At the November conference of the National Communication Association in San Francisco, Mary Grace Antony, Lecturer in Communication Arts & Sciences, will be awarded a place on the top paper panel of the International and Intercultural Division, and, as the author of the top-rated paper in the division will be announced as the winner of the Cooley Award.

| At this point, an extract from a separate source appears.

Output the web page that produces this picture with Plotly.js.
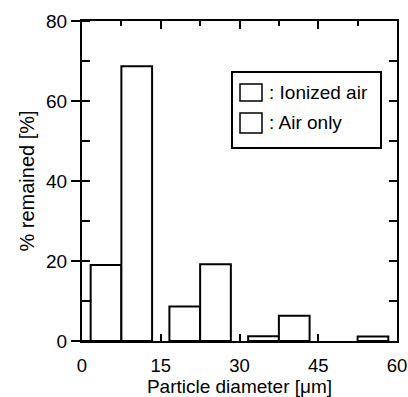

Title: "Slum-Pups No More": Rescuing India's Slum Children
Indian poverty is often portrayed abroad in a manner that upholds imperialist frameworks of repression and Orientalist deviance, while simultaneously endorsing a White interventionist rhetoric to rescue the poor from their squalor. Third-world children constitute an especially vulnerable victim category. This study compares Indian and international news coverage of two child stars of the recent blockbuster Slumdog Millionaire, both of whom were living in a slum during the film's production, then taken to Hollywood for the Academy Awards, and finally deposited back in their slum homes. Findings reveal that although Indian coverage focused on the two children's celebrity status at the cost of ignoring other slum children's participation in the film, Western coverage promoted an interventionist rhetoric that commodified and distributed the spectacle and wretchedness of poverty. The two children were thus reduced to empty signifiers within a larger narrative of capitalist promotion and subjugation that diminished the agency of the marginalized and underprivileged.